Only 3.8 per cent of the industry’s more than 87,000 accredited professionals are black or Latino, according to the Certified Financial Planners board, the industry body which sets standards in financial planning. This compares with the roughly 20 per cent of US workers who identify as non-white or Latino, according to 2019 data from the US Bureau of Labor Statistics.

Several factors explain the paucity of non-white employees in the financial advisory profession, says DeLynn Zell, chief executive officer of Bridgeworth Wealth Management in Birmingham, Alabama. But “a lack of awareness about our industry” among minority communities exacerbates the problem.

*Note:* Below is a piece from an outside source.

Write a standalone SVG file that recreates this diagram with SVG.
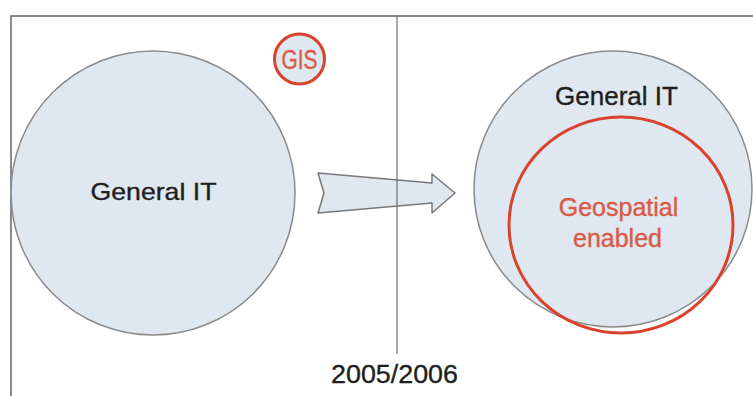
<svg xmlns="http://www.w3.org/2000/svg" width="753" height="396" viewBox="0 0 753 396">
<style>
.blob{fill:#dfe7f1;stroke:#8a8a8a;stroke-width:1.5}
.red{fill:none;stroke:#d9432c;stroke-width:3}
.t{font-family:"Liberation Sans",Arial,sans-serif;text-anchor:middle;fill:#1e1e1e;stroke:#1e1e1e;stroke-width:0.35}
.rt{font-family:"Liberation Sans",Arial,sans-serif;text-anchor:middle;fill:#d95a45;stroke:#d95a45;stroke-width:0.35}
</style>
<rect width="753" height="396" fill="#ffffff"/>
<path d="M11,396 V16 H753" fill="none" stroke="#666" stroke-width="1.5"/>
<g id="general-it-before">
<ellipse class="blob" cx="153" cy="193" rx="142" ry="142"/>
<text class="t" x="153.5" y="200" font-size="24" textLength="126" lengthAdjust="spacingAndGlyphs">General IT</text>
</g>
<g id="gis">
<circle cx="299.5" cy="59" r="25" fill="#dfe7f1" stroke="#d9432c" stroke-width="3"/>
<text class="rt" x="299.5" y="69" font-size="27" textLength="36" lengthAdjust="spacingAndGlyphs">GIS</text>
</g>
<g id="connectors">
<path d="M318,173 L432,183 L432,174 L455,193 L432,213 L432,203 L318,213 L324,193 Z" fill="#dfe7f1" stroke="#777" stroke-width="1.5" stroke-linejoin="round"/>
</g>
<line x1="397" y1="16" x2="397" y2="354" stroke="#777" stroke-width="1.3"/>
<g id="general-it-after">
<ellipse class="blob" cx="613" cy="189" rx="139" ry="138"/>
<text class="t" x="616.5" y="105" font-size="25" textLength="123" lengthAdjust="spacingAndGlyphs">General IT</text>
</g>
<g id="geospatial-enabled">
<ellipse class="red" cx="621" cy="225" rx="112" ry="108"/>
<text class="rt" x="618.5" y="216" font-size="25">Geospatial</text>
<text class="rt" x="617.5" y="247" font-size="25">enabled</text>
</g>
<text class="t" x="394.5" y="383" font-size="26" textLength="127" lengthAdjust="spacingAndGlyphs">2005/2006</text>
</svg>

“I get resumes all the time and I can't tell you the last time I've had an African-American apply for an advisory position,” Ms Zell adds. “We have got to help promote our industry in those communities. We can make a targeted effort.”

Monica Stoudemire, the company’s chief compliance officer, is a black woman who started as a part-timer in a non-advisory role while still in college. She then went to law school and later returned to the firm.

With the exception of a summer intern, she remains the only black employee at Bridgeworth, she says. So she was not surprised when Ms Zell recently asked her to chair the firm's first diversity and inclusion committee. Ms Stoudemire says she expects to encounter a lack of knowledge about the financial advisory industry when she reaches out to the black community.

“We weren't encouraged to go into a financial services industry. We weren't encouraged to be salesmen, which is basically how this industry got started,” she says. “ We knew that . . . it's going to be hard, especially in Birmingham, to get anybody outside of a black person to buy something from us,” she adds. 

The industry often deters young people who “maybe haven’t been exposed to managing money”, says TD Ameritrade’s Kate Healy, a managing director who promotes initiatives to attract under-represented groups into the profession. “There are ways that we can bring people in. And that's going to help showcase more people of colour in the industry,” Ms Healy says. 

But industry leaders are starting to say out loud what Ms Stoudemire, Ms Healy and others have long recognised — that employers' diversity efforts have thus far been too shallow and vague. 

Charles Scharf, chief executive at Wells Fargo, one of the largest US banks and which also has an RIA business, said recently: “The pain and frustration with the lack of progress in both our country and at Wells Fargo is clear. Wells Fargo has not been effective in creating enough diversity.” In June, Mr Scharf introduced a plan to link senior managers' compensation to diversity hiring benchmarks.

To guard against unconscious bias when hiring, Ms Healy says firms should have panels of at least three interviewers and adhere to a largely pre-scripted set of questions. 

To expand the pool of non-white candidates, Ms Zell and other advisers are considering looking to university financial planning programmes to attract students from minority backgrounds.

Terrance Martin, an assistant professor of financial planning at Utah Valley University, says earmarking scholarships for these groups could boost diversity in the industry. “We have to incentivise people who would traditionally shy away from this profession,” Mr Martin says. To that end, earlier this month the large brokerage Charles Schwab announced a $3.5m fund for scholarships to financially support black students studying financial planning at universities.

Advisers should not expect an easy ride as they attempt to change their approach, warns Ms Healy. “Understand that you’re going to make mistakes. This is tough. You’ve got to be vulnerable . . . these are not easy conversations to have and we're watching that play out on the world stage right now,” she says.